House Committee Approves GRANT Act
The House Oversight and Government Reform Committee approved the Grant Reform and New Transparency (GRANT) Act, HR 3316, on Tuesday, October 29. The committee approved the bill on a party-line vote of 19-15. Before the vote, both sides acknowledged the need to refine the bill before the House of Representatives might consider the legislation.
The bill, introduced by Representative James Lankford (R-OK), would require greater transparency of the grants award process. Agencies would be required to publish the names and employers of peer reviewers, clearly identify award selection criteria, and make funding decisions based solely on merit. Unsuccessful applicants would have access to documents outlining the decision-making process. The legislation also mandates that agencies publish the grant applications, grant agreements, and closeout documents for all awards.

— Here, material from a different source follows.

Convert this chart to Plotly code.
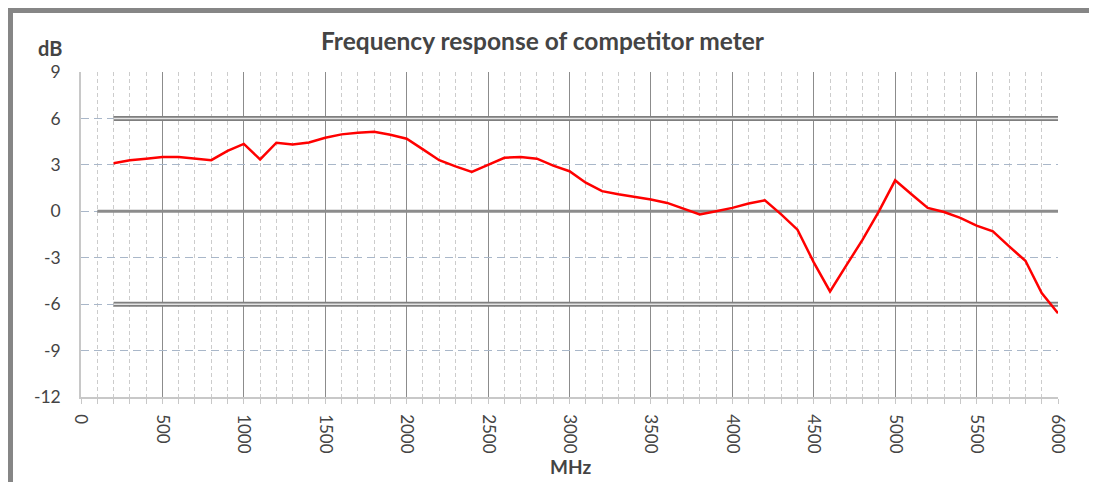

The chairman of the committee, Darrell Issa (R-CA), called the GRANT Act a “hallmark piece of legislation.” Chairman Issa said there is a clear need for the legislation and that “identifying and reducing vulnerabilities in the awarding and administration of grant programs is critical to ensure that our government is being responsible as possible to the taxpayers.”
Democrats on the committee expressed reservations regarding two key provisions of the bill. The Committee’s Ranking Member, Elijah Cummings (D-MD), had concerns about the disclosure requirement of peer reviewers. Cummings urged the committee to protect the anonymity of the peer reviewers to prevent lobbying from applicants and potential employer reprisals.
Wisconsin Democratic Congressman Mark Pocan offered an amendment to allow agencies to use a unique identifier for each peer reviewer. The purpose of the amendment was to increase transparency of the peer review process, while protecting the privacy of individual reviewers. Lankford expressed some support for the amendment, but was adamant that the identities of the final decision-makers be publicly available. Pocan withdrew his amendment and told the committee that he would work with Lankford to find a solution.
Congressman Gerry Connolly (D-VA) offered an amendment to require the publishing of only the grant abstract instead of the grant application. Connolly explained his amendment was on behalf of the academic community‘s concerns of “potential, inadvertent harm the GRANT Act could inflict on research and innovation systems.” According to Connolly, the publication of grant applications could result in the release of protected intellectual property.
The committee rejected the Connolly amendment on a 15-19 party-line vote. Connolly expressed his willingness to seek a bipartisan compromise to allow universities the ability to redact sensitive information.
On a voice vote, the committee approved an amendment from Representative Jackie Spier (D-CA). The GRANT Act would require agencies to conduct a pre-award review of the financial capabilities of applicants. Spier’s amendment modified the provision’s exemption requirements. Under the approved amendment, recipients that received more than $10 million in grant funding, and had successfully completed a grant project in the previous three years, would be exempt from the financial capabilities review process.
The House Oversight committee previously approved the GRANT Act during the 112th Congress; however, the bill was never considered by the House of Representatives. It is not clear if the bill will fare any better during the 113th Congress. Even if the House considered the bill, opposition from Democrats and the academic community would probably doom the bill in the Senate.